Sebagai Ketua Dewan Pimpinan Daerah (DPD) Partai Golongan Karya (Golkar), Mohan Roliskana juga mengajak seluruh elemen masyarakat, partai politik, organisasi kemasyarakatan, dan sektor swasta untuk bersatu padu membantu korban banjir. "Ini adalah saatnya kita menunjukkan solidaritas sebagai warga Mataram. Bersama-sama, kita akan melewati masa sulit ini dan bangkit lebih kuat," serunya. Ajakan ini disambut positif, dengan berbagai pihak segera membuka posko bantuan dan menggalang donasi.
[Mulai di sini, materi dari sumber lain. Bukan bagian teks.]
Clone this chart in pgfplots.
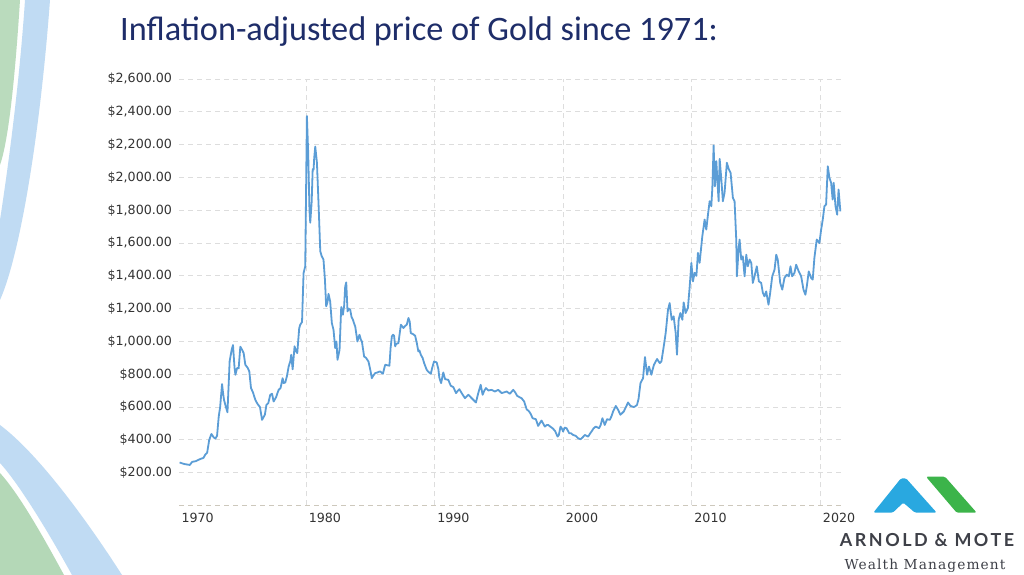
\documentclass[border=0pt]{standalone}
\usepackage{pgfplots}
\pgfplotsset{compat=1.18}
\usepackage{fontspec}
\setmainfont{DejaVu Sans}
\newfontfamily\titlefont{Carlito}
\newfontfamily\logofont[LetterSpace=14]{Lato}
\newfontfamily\tagfont[LetterSpace=8]{DejaVu Serif}

\definecolor{goldline}{RGB}{91,157,214}
\definecolor{gridgray}{RGB}{221,221,221}
\definecolor{basegray}{RGB}{205,200,188}
\definecolor{labelgray}{RGB}{51,51,51}
\definecolor{titlenavy}{RGB}{30,45,105}
\definecolor{logoblue}{RGB}{41,168,224}
\definecolor{logogreen}{RGB}{60,180,74}
\definecolor{logotext}{RGB}{62,64,72}
\definecolor{swblue}{RGB}{150,195,235}
\definecolor{swgreen}{RGB}{130,190,135}

\newcommand\ticks{\fontsize{12.7}{14}\selectfont}

\begin{document}
\begin{tikzpicture}[x=1bp,y=1bp]
\fill[white] (0,0) rectangle (1024,575);
\useasboundingbox (0,0) rectangle (1024,575);

% left swooshes
\fill[swgreen,opacity=0.55] (0,575) -- (20,575) .. controls (14,480) and (7,430) .. (0,410) -- cycle;
\fill[swblue,opacity=0.6] (25,575) -- (50,575) .. controls (40,440) and (20,320) .. (0,275)
  -- (0,355) .. controls (10,420) and (20,500) .. cycle;
\fill[swblue,opacity=0.6] (0,150) .. controls (40,120) and (90,50) .. (122,0) -- (72,0)
  .. controls (50,40) and (20,90) .. (0,112) -- cycle;
\fill[swgreen,opacity=0.6] (0,102) .. controls (20,80) and (45,35) .. (64,0) -- (0,0) -- cycle;

% title
\node[anchor=base west, inner sep=0pt, text=titlenavy, font=\titlefont\fontsize{34.4}{40}\selectfont]
  at (120,534) {Inflation-adjusted price of Gold since 1971:};

\begin{axis}[
  at={(179bp,69.5bp)}, anchor=south west,
  scale only axis, width=662bp, height=426.5bp,
  xmin=1970.1, xmax=2021.6, ymin=0, ymax=2600,
  axis line style={draw=none},
  major tick length=0pt,
  xtick={1980,1990,2000,2010,2020},
  xticklabels={1980,1990,2000,2010,2020},
  extra x ticks={1970.1}, extra x tick labels={1970},
  extra x tick style={grid=none},
  ytick={200,400,...,2600},
  yticklabels={\$200.00,\$400.00,\$600.00,\$800.00,\$1{,}000.00,\$1{,}200.00,\$1{,}400.00,
    \$1{,}600.00,\$1{,}800.00,\$2{,}000.00,\$2{,}200.00,\$2{,}400.00,\$2{,}600.00},
  grid=major,
  major grid style={draw=gridgray, dash pattern=on 5bp off 4bp, line width=0.9bp},
  ticklabel style={font=\ticks, text=labelgray},
  xticklabel style={anchor=north west, xshift=-1bp, yshift=-4bp},
  yticklabel style={xshift=-3.5bp},
]
\draw[basegray, dash pattern=on 5bp off 4bp, line width=0.9bp] (axis cs:1970.1,0) -- (axis cs:2021.6,0);
\addplot[goldline, line width=1.8bp, line join=round] table {
1970.15 262
1970.5 253
1970.94 247
1971.12 266
1971.4 270
1971.77 284
1972.0 290
1972.16 312
1972.29 322
1972.45 400
1972.62 436
1972.8 415
1972.93 408
1973.06 425
1973.19 542
1973.3 600
1973.45 740
1973.52 690
1973.6 644
1973.75 600
1973.87 568
1974.04 880
1974.2 950
1974.3 978
1974.42 840
1974.49 797
1974.62 838
1974.74 836
1974.87 968
1975.0 950
1975.13 929
1975.26 858
1975.45 838
1975.57 817
1975.7 716
1975.85 690
1976.04 644
1976.2 620
1976.4 600
1976.56 522
1976.65 535
1976.78 553
1976.9 613
1977.05 625
1977.2 675
1977.34 681
1977.46 634
1977.65 660
1977.85 705
1978.0 716
1978.16 776
1978.24 746
1978.37 750
1978.5 790
1978.63 847
1978.76 880
1978.83 919
1978.94 830
1979.09 970
1979.2 940
1979.3 929
1979.45 1080
1979.53 1102
1979.67 1118
1979.79 1417
1979.92 1458
1980.05 2374
1980.15 2150
1980.25 1800
1980.31 1724
1980.42 1850
1980.5 2050
1980.57 2048
1980.62 2120
1980.7 2188
1980.83 2090
1980.95 1850
1981.09 1550
1981.2 1520
1981.34 1499
1981.45 1380
1981.55 1214
1981.65 1240
1981.73 1290
1981.86 1244
1981.99 1112
1982.12 1071
1982.25 960
1982.35 1000
1982.43 888
1982.59 949
1982.72 1210
1982.85 1163
1982.95 1220
1983.03 1336
1983.11 1360
1983.21 1183
1983.3 1200
1983.42 1193
1983.52 1150
1983.63 1132
1983.72 1110
1983.81 1091
1983.98 1000
1984.14 1041
1984.25 1010
1984.33 1000
1984.5 908
1984.65 900
1984.84 878
1985.0 820
1985.1 776
1985.2 790
1985.36 807
1985.5 810
1985.65 815
1985.75 817
1985.96 803
1986.14 858
1986.3 855
1986.47 852
1986.56 960
1986.66 1031
1986.75 1041
1986.83 1035
1986.92 970
1986.99 985
1987.17 990
1987.36 1102
1987.56 1082
1987.7 1095
1987.82 1102
1987.95 1143
1988.05 1120
1988.13 1051
1988.3 1045
1988.47 1035
1988.6 990
1988.72 939
1988.8 945
1988.91 919
1989.05 900
1989.17 868
1989.37 827
1989.5 815
1989.69 803
1989.8 840
1989.94 878
1990.15 872
1990.28 830
1990.35 780
1990.49 746
1990.66 811
1990.8 770
1991.05 766
1991.24 730
1991.44 722
1991.65 685
1991.8 700
1991.91 709
1992.09 685
1992.35 654
1992.61 675
1992.87 654
1993.05 640
1993.2 628
1993.38 685
1993.57 736
1993.72 675
1993.85 700
1993.98 716
1994.16 701
1994.42 705
1994.68 695
1994.94 705
1995.2 685
1995.4 690
1995.59 695
1995.84 681
1996.1 705
1996.25 690
1996.41 668
1996.6 660
1996.75 654
1996.95 634
1997.14 587
1997.34 573
1997.45 560
1997.61 532
1997.86 526
1998.04 485
1998.3 518
1998.56 481
1998.7 490
1998.82 491
1999.0 480
1999.16 471
1999.35 455
1999.55 420
1999.65 430
1999.78 481
1999.88 470
1999.98 451
2000.1 475
2000.25 471
2000.45 441
2000.6 440
2000.76 430
2000.95 425
2001.15 410
2001.34 404
2001.5 415
2001.67 430
2001.93 420
2002.05 435
2002.19 451
2002.35 470
2002.52 481
2002.78 471
2002.9 490
2003.04 532
2003.22 491
2003.4 526
2003.61 522
2003.75 545
2003.87 573
2004.08 607
2004.26 583
2004.44 553
2004.7 573
2004.91 607
2005.03 628
2005.22 607
2005.48 600
2005.6 605
2005.73 613
2005.85 650
2006.0 746
2006.2 776
2006.35 905
2006.45 840
2006.51 797
2006.66 847
2006.85 797
2006.95 830
2007.05 858
2007.29 893
2007.5 868
2007.63 878
2007.81 970
2007.96 1051
2008.14 1193
2008.27 1234
2008.35 1180
2008.43 1132
2008.58 1153
2008.74 1051
2008.84 919
2008.97 1132
2009.1 1173
2009.26 1132
2009.36 1238
2009.51 1173
2009.69 1204
2009.83 1336
2009.96 1479
2010.08 1366
2010.21 1418
2010.35 1400
2010.47 1540
2010.6 1479
2010.81 1641
2010.99 1743
2011.12 1682
2011.25 1773
2011.38 1855
2011.51 1824
2011.59 1936
2011.69 2195
2011.79 1946
2011.9 2099
2012.0 1957
2012.08 1855
2012.16 2113
2012.29 1987
2012.41 1855
2012.54 1906
2012.72 2089
2012.88 2048
2013.01 2028
2013.19 1875
2013.32 1855
2013.45 1621
2013.5 1397
2013.63 1560
2013.71 1621
2013.84 1499
2013.96 1519
2014.1 1397
2014.23 1529
2014.35 1458
2014.49 1499
2014.62 1479
2014.74 1357
2014.87 1397
2015.05 1458
2015.21 1366
2015.39 1357
2015.52 1296
2015.65 1275
2015.78 1305
2015.96 1224
2016.09 1296
2016.25 1397
2016.43 1438
2016.56 1529
2016.68 1499
2016.87 1357
2017.03 1316
2017.2 1387
2017.38 1407
2017.54 1397
2017.67 1458
2017.8 1397
2017.98 1418
2018.11 1468
2018.31 1427
2018.5 1397
2018.68 1316
2018.83 1285
2018.94 1336
2019.09 1427
2019.28 1387
2019.4 1377
2019.53 1509
2019.71 1621
2019.92 1600
2020.05 1680
2020.18 1743
2020.31 1824
2020.44 1835
2020.57 2068
2020.7 1997
2020.83 1967
2020.95 1865
2021.03 1967
2021.17 1824
2021.3 1773
2021.41 1926
2021.55 1793
};
\end{axis}

% logo
\fill[logoblue, rounded corners=1.5bp] (873.3,62.3) -- (901,96.7) -- (906,96.7) -- (936.7,62.3)
  -- (915,62.3) -- (903.3,72.3) -- (892.7,62.3) -- cycle;
\fill[logogreen, rounded corners=1.5bp] (926,98.3) -- (945,98.3) -- (976.7,62.3) -- (956.7,62.3) -- cycle;
\node[anchor=base, inner sep=0pt, text=logotext, font=\logofont\bfseries\fontsize{18}{20}\selectfont]
  at (927,28) {ARNOLD \& MOTE};
\node[anchor=base, inner sep=0pt, text=logotext, font=\tagfont\fontsize{13.8}{16}\selectfont]
  at (925,5) {Wealth Management};
\end{tikzpicture}
\end{document}
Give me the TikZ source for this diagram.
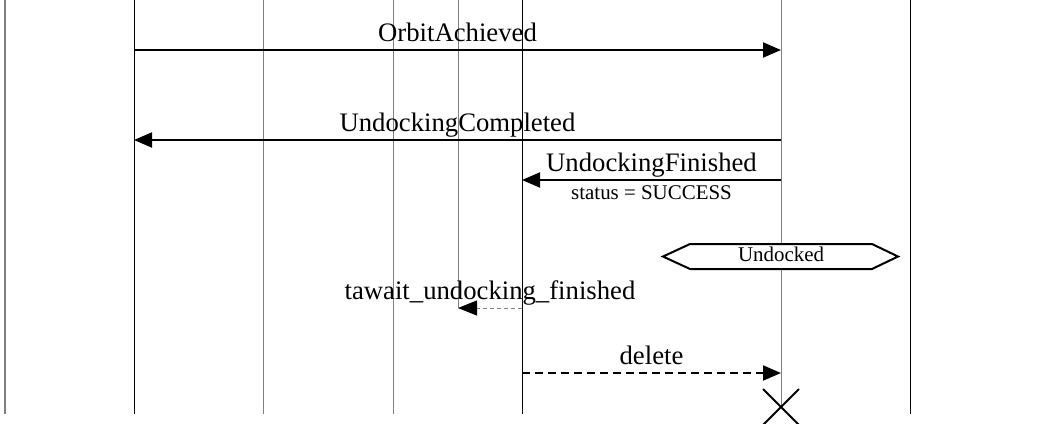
\documentclass[tikz,border=0pt]{standalone}
\usepackage{fontspec}
\setmainfont{Liberation Serif}
\usetikzlibrary{arrows.meta}
\begin{document}
\begin{tikzpicture}[x=1bp,y=-1bp,
  lifeblack/.style={line width=1bp,black},
  lifegray/.style={line width=1bp,gray},
  msg/.style={line width=2bp,-{Triangle[length=18bp,width=15bp]}},
  msgdel/.style={msg,dash pattern=on 8bp off 5bp},
  msgret/.style={line width=1bp,gray,dash pattern=on 4bp off 3bp,
    -{Triangle[length=19bp,width=15bp,color=black]}},
  biglabel/.style={anchor=base,inner sep=0pt,font=\fontsize{26.8}{30}\selectfont},
  smalllabel/.style={anchor=base,inner sep=0pt,font=\fontsize{21}{24}\selectfont},
  statebox/.style={line width=2bp,fill=white}]
\useasboundingbox (0,0) rectangle (1038,423);

% lifeline tops and bottoms
\foreach \n/\x in {a/5,b/134,c/263,d/393,e/458,f/522,g/781,h/910}{
  \coordinate (top-\n) at (\x,0);
  \coordinate (bot-\n) at (\x,414);
}
\coordinate (end-e) at (458,308);
\coordinate (end-g) at (781,407);

% lifelines
\draw[gray,line width=2bp] (top-a) -- (bot-a);
\draw[lifeblack] (top-b) -- (bot-b);
\draw[lifegray] (top-c) -- (bot-c);
\draw[lifegray] (top-d) -- (bot-d);
\draw[lifegray] (top-e) -- (end-e);
\draw[lifeblack] (top-f) -- (bot-f);
\draw[lifegray] (top-g) -- (end-g);
\draw[lifeblack] (top-h) -- (bot-h);

% message end points
\coordinate (m1s) at (134,50);  \coordinate (m1e) at (781,50);
\coordinate (m2s) at (781,140); \coordinate (m2e) at (134,140);
\coordinate (m3s) at (781,180); \coordinate (m3e) at (522,180);
\coordinate (m4s) at (522,308); \coordinate (m4e) at (458,308);
\coordinate (m5s) at (522,373); \coordinate (m5e) at (781,373);

% messages
\draw[msg] (m1s) -- (m1e);
\node[biglabel] (l1) at (457.5,41.5) {OrbitAchieved};
\draw[msg] (m2s) -- (m2e);
\node[biglabel] (l2) at (457.5,131.5) {UndockingCompleted};
\draw[msg] (m3s) -- (m3e);
\node[biglabel] (l3) at (651.5,171.5) {UndockingFinished};
\node[smalllabel] (l3b) at (651.5,199.5) {status = SUCCESS};

% state invariant
\draw[statebox] (663,256.5) -- (690,244) -- (872,244) -- (898,256.5)
  -- (872,269) -- (690,269) -- cycle;
\node[smalllabel] (st) at (781,261.7) {Undocked};

\draw[msgret] (m4s) -- (m4e);
\node[biglabel] (l4) at (490,299.3) {tawait\_undocking\_finished};
\draw[msgdel] (m5s) -- (m5e);
\node[biglabel] (l5) at (651.5,364) {delete};

% destruction mark
\draw[line width=2bp] (763,389) -- (799,425) (799,389) -- (763,425);
\end{tikzpicture}
\end{document}
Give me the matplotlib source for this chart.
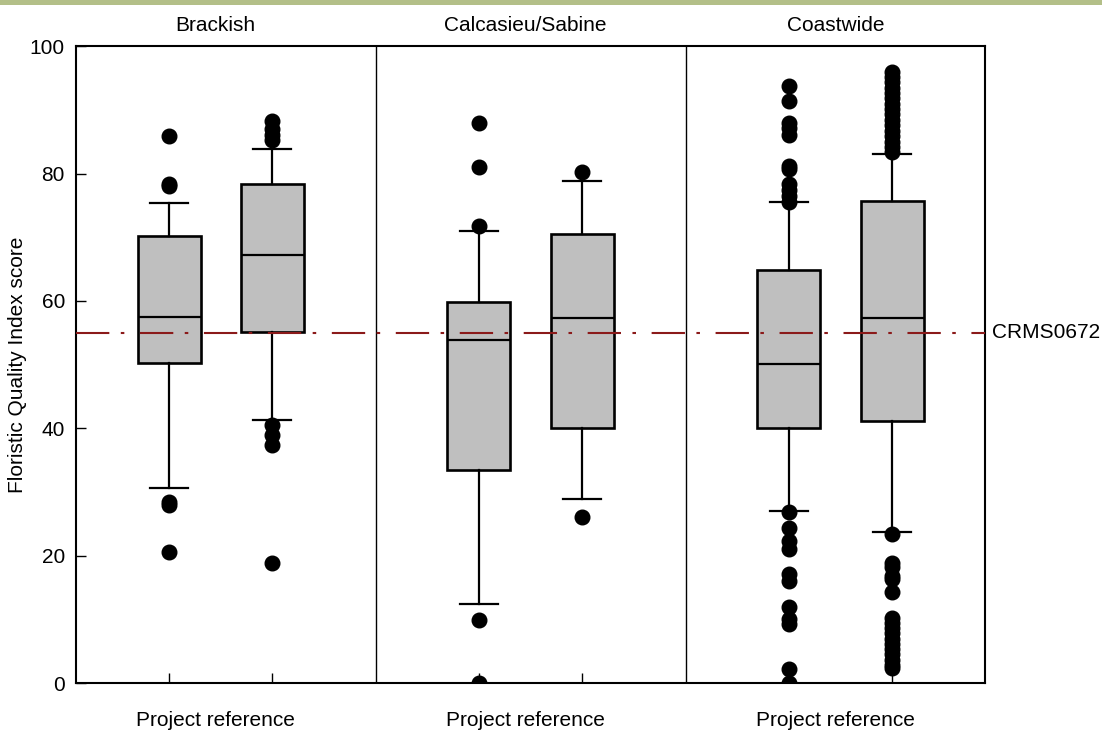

Ke depan, Pemkot Mataram tidak hanya fokus pada penanganan darurat, tetapi juga mulai merencanakan langkah-langkah pemulihan pasca-banjir dan mitigasi bencana jangka panjang. Evaluasi menyeluruh terhadap sistem drainase kota akan dilakukan, serta normalisasi sungai-sungai yang meluap. Pembangunan tanggul dan peningkatan kapasitas resapan air juga menjadi agenda penting untuk mencegah terulangnya bencana serupa di masa mendatang. Sosialisasi kepada masyarakat tentang pentingnya menjaga kebersihan sungai dan lingkungan juga akan digencarkan.
Mohan Roliskana memastikan bahwa pendataan korban dan kerugian sedang dilakukan secara akurat untuk memastikan bantuan yang tepat sasaran dan proses rehabilitasi-rekonstruksi dapat berjalan lancar. "Kami akan pastikan tidak ada warga kami yang terlewatkan. Setiap keluarga akan kami bantu untuk kembali ke rumah mereka dan memulai hidup normal kembali," tegasnya. Banjir ini mungkin meninggalkan luka mendalam bagi ribuan warga Mataram, namun respons cepat dan inovatif dari Pemkot Mataram, ditambah dengan semangat gotong royong masyarakat, memberikan harapan bahwa Kota Mataram akan segera pulih dan menjadi lebih tangguh dalam menghadapi tantangan di masa depan.